I was a bit surprised by how well Donnie Yen is able to sell his character's complexities. I do of course love the man and his generally motionless or scowling face, but he always has been a better martial arts actor than an actor, and this is a film that needs him to express himself outside of fight scenes quite a bit. Yen is still using more body language and posture than facial expression (though he has developed a surprisingly pleasant ability to smile over the years), but he is doing that very well, selling the inner changes his character goes through without having to talk about them.

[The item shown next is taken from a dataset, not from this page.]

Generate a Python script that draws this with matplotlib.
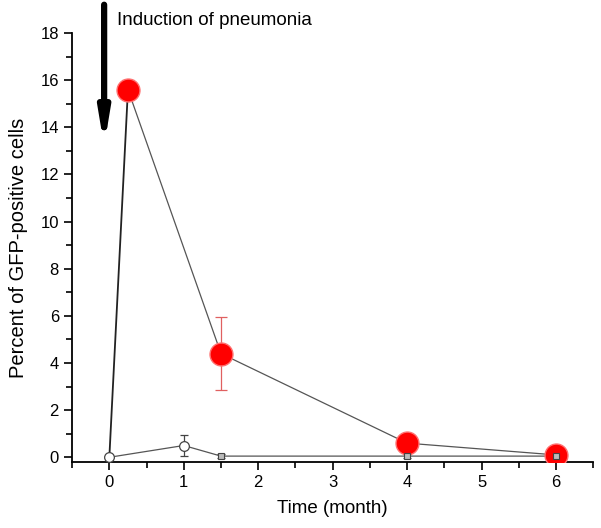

The well handled philosophical discourse alone would be more than enough to recommend Wu Xia, but there is so much more to love here: there are the fantastic fight scenes - of course choreographed by Yen - that dominate the film's final third; Chan's curious yet effective decision to treat Chinese village life of the early 20th century as a peculiar mixture of naturalism and bucolic idyll and still have martial arts be more than a little magical instead of "realistic"; the relatively small but important roles of Jimmy Wang Yu and Kara Hui who feature in the film's two most intense fight scenes; the way the film uses Kaneshiro's traditional Chinese science and medicine as the base for some CSI-inspired scenes and makes that work too without things becoming ridiculous; how Chan's direction handles action, near-mythical dramatic family conflicts, human-level emotions and moments of peace with the same assured sense of rhythm and pacing as well as a deep understanding of their importance. In Wu Xia, it's all good.